##### MATERIAL #####
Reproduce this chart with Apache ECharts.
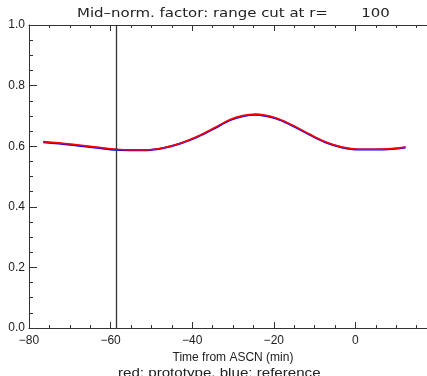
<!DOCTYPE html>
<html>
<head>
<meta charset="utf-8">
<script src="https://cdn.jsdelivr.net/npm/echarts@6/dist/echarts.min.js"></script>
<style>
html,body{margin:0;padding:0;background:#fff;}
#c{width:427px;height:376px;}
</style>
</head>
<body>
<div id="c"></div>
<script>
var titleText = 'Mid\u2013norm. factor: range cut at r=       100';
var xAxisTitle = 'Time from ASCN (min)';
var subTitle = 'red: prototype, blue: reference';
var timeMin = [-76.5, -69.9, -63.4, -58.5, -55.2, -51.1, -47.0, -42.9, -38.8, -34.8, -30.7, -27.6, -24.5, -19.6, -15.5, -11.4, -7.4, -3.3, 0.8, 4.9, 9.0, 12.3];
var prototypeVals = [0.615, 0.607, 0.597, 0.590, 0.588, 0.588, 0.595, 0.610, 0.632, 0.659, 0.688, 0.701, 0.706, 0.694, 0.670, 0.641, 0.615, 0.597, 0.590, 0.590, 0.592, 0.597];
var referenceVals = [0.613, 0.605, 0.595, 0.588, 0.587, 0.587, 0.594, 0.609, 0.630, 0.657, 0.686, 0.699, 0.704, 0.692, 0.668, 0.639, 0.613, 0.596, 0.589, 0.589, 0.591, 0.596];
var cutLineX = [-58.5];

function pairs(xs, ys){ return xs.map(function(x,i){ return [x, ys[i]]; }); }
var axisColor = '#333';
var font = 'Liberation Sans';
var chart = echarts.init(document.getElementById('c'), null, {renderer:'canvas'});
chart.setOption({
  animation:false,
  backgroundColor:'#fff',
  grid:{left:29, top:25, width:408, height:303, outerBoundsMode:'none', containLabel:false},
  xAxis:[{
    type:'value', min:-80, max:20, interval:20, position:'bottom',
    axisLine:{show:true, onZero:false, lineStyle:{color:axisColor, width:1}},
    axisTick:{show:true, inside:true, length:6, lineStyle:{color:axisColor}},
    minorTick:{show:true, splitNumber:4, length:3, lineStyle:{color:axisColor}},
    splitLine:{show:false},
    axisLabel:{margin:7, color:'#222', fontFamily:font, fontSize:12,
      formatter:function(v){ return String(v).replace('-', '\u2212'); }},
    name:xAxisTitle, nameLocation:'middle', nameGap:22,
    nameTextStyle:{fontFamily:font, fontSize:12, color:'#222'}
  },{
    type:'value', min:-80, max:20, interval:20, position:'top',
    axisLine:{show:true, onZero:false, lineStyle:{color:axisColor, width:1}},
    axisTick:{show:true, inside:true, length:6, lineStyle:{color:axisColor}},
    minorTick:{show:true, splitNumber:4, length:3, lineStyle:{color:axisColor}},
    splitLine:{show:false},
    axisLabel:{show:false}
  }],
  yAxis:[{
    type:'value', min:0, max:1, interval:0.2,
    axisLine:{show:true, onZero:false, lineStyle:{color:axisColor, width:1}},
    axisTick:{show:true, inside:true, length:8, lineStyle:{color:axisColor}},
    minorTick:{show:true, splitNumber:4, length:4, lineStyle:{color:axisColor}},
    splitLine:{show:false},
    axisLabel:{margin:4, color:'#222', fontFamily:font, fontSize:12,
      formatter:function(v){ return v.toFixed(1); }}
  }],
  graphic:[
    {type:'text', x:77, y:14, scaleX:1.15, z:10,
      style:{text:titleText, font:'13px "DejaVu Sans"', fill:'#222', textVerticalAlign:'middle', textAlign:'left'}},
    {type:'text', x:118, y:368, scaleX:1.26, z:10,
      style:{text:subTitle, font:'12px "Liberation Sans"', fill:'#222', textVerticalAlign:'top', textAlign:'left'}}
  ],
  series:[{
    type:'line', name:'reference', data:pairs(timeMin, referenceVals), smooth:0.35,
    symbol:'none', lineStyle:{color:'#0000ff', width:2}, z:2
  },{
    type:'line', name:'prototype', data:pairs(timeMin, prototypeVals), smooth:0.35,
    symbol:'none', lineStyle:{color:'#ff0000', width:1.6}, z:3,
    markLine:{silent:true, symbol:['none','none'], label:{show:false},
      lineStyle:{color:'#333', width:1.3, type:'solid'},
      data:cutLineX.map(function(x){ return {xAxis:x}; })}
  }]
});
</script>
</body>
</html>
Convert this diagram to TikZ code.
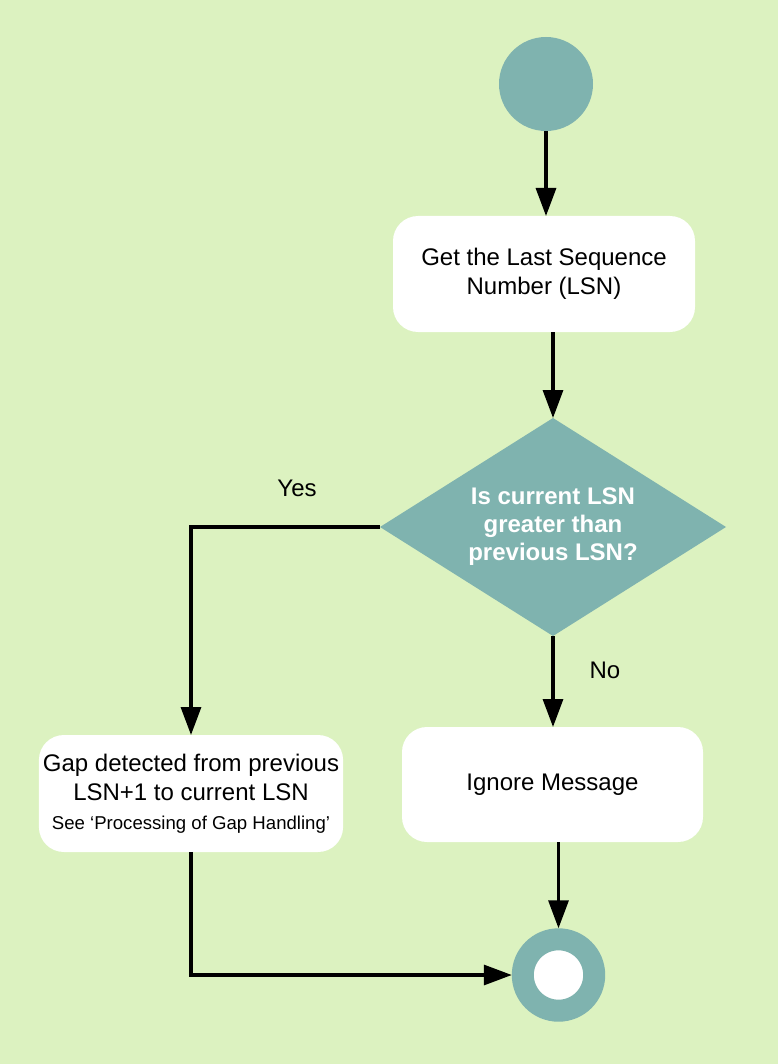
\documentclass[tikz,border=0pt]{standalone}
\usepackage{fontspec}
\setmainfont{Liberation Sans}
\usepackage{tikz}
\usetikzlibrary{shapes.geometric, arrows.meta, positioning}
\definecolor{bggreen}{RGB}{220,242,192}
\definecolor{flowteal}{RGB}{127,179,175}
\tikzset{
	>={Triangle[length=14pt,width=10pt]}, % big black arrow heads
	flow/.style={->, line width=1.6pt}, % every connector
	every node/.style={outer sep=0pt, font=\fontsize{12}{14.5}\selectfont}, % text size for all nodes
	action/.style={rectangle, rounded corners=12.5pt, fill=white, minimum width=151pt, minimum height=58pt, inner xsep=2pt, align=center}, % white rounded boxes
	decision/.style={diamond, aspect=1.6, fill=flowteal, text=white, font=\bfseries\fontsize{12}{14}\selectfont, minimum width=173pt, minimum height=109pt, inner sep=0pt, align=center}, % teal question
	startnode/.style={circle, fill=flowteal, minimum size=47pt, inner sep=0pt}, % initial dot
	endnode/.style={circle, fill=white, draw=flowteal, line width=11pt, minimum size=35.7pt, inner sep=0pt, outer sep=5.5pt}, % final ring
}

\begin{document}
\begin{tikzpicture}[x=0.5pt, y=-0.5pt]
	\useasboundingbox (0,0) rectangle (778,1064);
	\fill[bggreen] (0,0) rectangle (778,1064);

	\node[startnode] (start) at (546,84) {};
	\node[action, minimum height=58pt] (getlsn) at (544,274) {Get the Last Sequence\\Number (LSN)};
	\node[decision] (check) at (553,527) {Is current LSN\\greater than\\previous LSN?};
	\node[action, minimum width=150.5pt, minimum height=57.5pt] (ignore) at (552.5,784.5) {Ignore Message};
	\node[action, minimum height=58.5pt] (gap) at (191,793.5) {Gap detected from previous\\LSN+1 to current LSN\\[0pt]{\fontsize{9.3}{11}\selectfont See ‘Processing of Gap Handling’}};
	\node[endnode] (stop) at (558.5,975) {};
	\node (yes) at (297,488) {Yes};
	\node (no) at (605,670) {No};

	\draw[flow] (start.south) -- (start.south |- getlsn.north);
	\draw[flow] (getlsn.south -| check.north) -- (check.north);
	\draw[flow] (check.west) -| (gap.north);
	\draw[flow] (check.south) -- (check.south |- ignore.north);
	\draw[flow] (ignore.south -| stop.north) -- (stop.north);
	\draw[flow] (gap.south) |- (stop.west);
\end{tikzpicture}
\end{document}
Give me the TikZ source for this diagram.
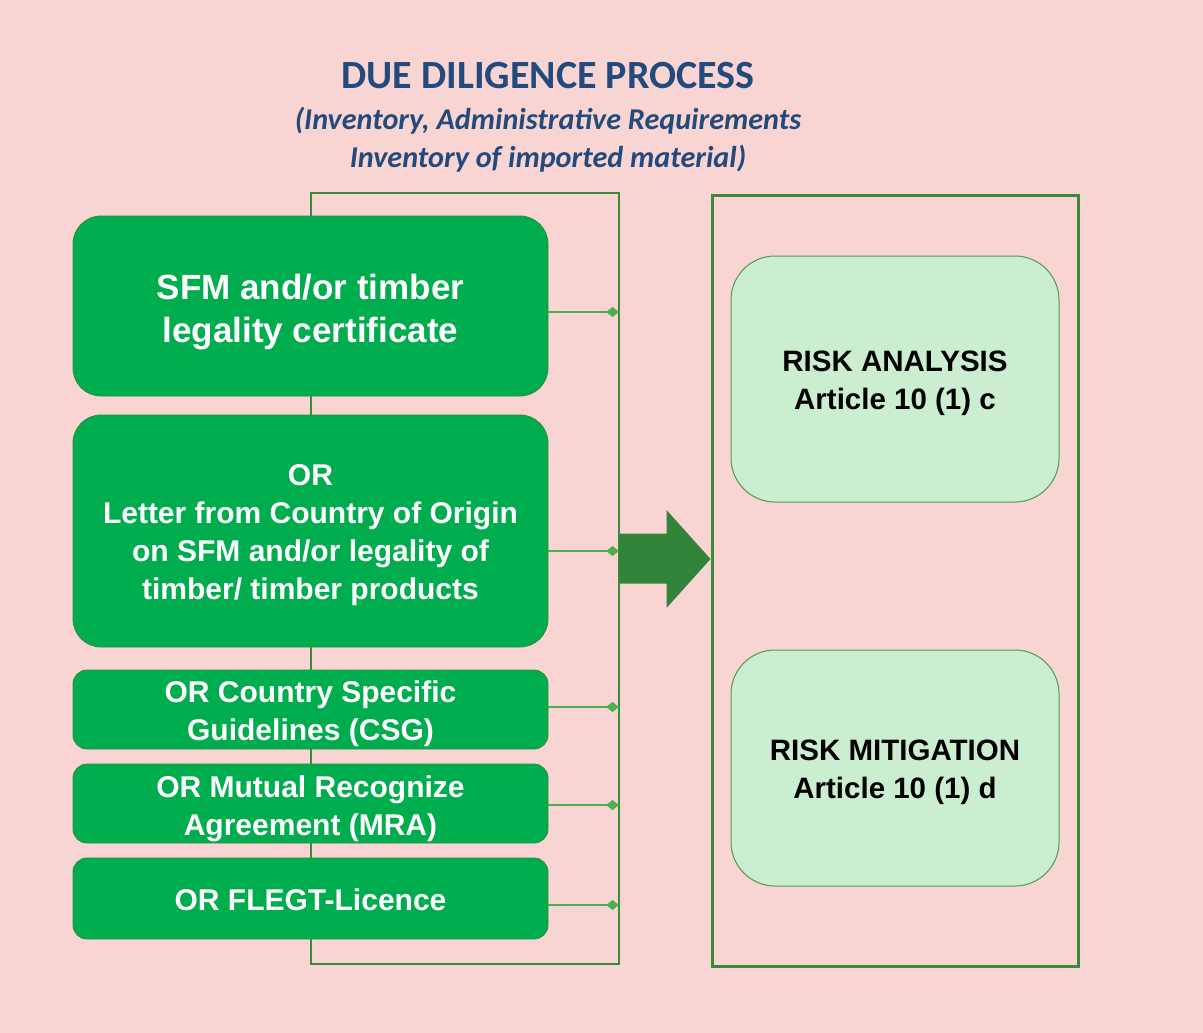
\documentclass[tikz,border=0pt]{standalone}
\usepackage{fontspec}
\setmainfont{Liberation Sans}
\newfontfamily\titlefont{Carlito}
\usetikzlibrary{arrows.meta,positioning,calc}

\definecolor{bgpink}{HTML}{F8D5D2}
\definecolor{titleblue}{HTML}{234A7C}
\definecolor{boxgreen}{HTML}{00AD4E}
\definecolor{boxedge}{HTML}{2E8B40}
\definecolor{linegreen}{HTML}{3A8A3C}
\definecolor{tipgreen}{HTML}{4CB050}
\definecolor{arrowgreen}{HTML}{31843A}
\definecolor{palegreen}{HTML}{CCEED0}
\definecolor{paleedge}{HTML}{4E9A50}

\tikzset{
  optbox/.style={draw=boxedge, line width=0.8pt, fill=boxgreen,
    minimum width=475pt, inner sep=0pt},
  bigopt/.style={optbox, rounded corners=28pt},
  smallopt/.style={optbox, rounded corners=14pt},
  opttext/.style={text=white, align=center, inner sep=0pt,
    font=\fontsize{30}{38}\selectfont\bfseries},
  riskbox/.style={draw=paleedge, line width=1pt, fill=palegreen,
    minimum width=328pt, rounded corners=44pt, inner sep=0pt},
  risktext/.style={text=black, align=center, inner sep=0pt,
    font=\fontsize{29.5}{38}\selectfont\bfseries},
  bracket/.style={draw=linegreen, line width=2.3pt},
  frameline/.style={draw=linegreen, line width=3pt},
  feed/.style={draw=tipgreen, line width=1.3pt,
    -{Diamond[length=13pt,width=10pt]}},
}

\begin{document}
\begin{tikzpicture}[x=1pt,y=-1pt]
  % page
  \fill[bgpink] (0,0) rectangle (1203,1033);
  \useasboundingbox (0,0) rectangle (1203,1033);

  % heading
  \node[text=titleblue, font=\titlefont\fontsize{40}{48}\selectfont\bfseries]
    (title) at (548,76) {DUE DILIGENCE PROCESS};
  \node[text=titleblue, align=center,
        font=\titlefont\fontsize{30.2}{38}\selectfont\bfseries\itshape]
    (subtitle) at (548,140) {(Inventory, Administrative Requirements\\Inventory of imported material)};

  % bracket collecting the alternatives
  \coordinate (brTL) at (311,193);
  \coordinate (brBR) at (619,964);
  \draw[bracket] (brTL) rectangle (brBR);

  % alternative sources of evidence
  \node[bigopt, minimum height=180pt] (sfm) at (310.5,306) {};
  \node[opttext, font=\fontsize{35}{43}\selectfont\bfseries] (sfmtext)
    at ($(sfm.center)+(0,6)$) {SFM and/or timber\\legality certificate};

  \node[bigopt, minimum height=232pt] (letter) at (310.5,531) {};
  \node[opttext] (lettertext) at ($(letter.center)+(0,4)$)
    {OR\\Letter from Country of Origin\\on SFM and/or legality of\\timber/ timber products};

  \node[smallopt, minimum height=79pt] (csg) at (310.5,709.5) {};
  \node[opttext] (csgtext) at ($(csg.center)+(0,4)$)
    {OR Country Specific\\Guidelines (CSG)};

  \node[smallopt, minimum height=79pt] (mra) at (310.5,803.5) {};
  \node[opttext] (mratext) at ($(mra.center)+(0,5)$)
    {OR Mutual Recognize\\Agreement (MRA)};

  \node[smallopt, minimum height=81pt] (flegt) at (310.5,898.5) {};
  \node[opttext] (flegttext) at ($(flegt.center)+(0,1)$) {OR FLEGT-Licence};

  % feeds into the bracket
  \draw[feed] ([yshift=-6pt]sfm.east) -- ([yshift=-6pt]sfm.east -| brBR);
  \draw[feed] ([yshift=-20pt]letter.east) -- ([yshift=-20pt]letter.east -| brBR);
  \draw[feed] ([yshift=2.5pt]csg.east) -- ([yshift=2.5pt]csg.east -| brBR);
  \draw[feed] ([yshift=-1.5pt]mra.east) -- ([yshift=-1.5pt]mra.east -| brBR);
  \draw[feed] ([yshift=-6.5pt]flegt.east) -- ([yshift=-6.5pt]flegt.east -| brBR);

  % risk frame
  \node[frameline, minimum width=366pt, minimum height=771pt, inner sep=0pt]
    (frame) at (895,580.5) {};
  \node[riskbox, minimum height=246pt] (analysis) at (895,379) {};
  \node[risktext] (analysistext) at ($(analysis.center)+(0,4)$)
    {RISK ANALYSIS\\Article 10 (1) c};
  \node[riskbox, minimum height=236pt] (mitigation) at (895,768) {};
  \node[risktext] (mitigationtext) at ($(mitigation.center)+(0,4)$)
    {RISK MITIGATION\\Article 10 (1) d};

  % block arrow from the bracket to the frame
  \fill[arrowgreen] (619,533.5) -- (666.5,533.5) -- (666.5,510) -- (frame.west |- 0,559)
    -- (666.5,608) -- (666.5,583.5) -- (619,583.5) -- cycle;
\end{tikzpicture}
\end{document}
#####
> _WHAT NEEDS TO BE DONE_:
Both the first line of the records above and the line containing "var cutLineX = [-58.5];" belong in the copy; please return them and every line between, exactly, minus the pictures.

> _THE COMPLETED TASK_:
Reproduce this chart with Apache ECharts.
<!DOCTYPE html>
<html>
<head>
<meta charset="utf-8">
<script src="https://cdn.jsdelivr.net/npm/echarts@6/dist/echarts.min.js"></script>
<style>
html,body{margin:0;padding:0;background:#fff;}
#c{width:427px;height:376px;}
</style>
</head>
<body>
<div id="c"></div>
<script>
var titleText = 'Mid\u2013norm. factor: range cut at r=       100';
var xAxisTitle = 'Time from ASCN (min)';
var subTitle = 'red: prototype, blue: reference';
var timeMin = [-76.5, -69.9, -63.4, -58.5, -55.2, -51.1, -47.0, -42.9, -38.8, -34.8, -30.7, -27.6, -24.5, -19.6, -15.5, -11.4, -7.4, -3.3, 0.8, 4.9, 9.0, 12.3];
var prototypeVals = [0.615, 0.607, 0.597, 0.590, 0.588, 0.588, 0.595, 0.610, 0.632, 0.659, 0.688, 0.701, 0.706, 0.694, 0.670, 0.641, 0.615, 0.597, 0.590, 0.590, 0.592, 0.597];
var referenceVals = [0.613, 0.605, 0.595, 0.588, 0.587, 0.587, 0.594, 0.609, 0.630, 0.657, 0.686, 0.699, 0.704, 0.692, 0.668, 0.639, 0.613, 0.596, 0.589, 0.589, 0.591, 0.596];
var cutLineX = [-58.5];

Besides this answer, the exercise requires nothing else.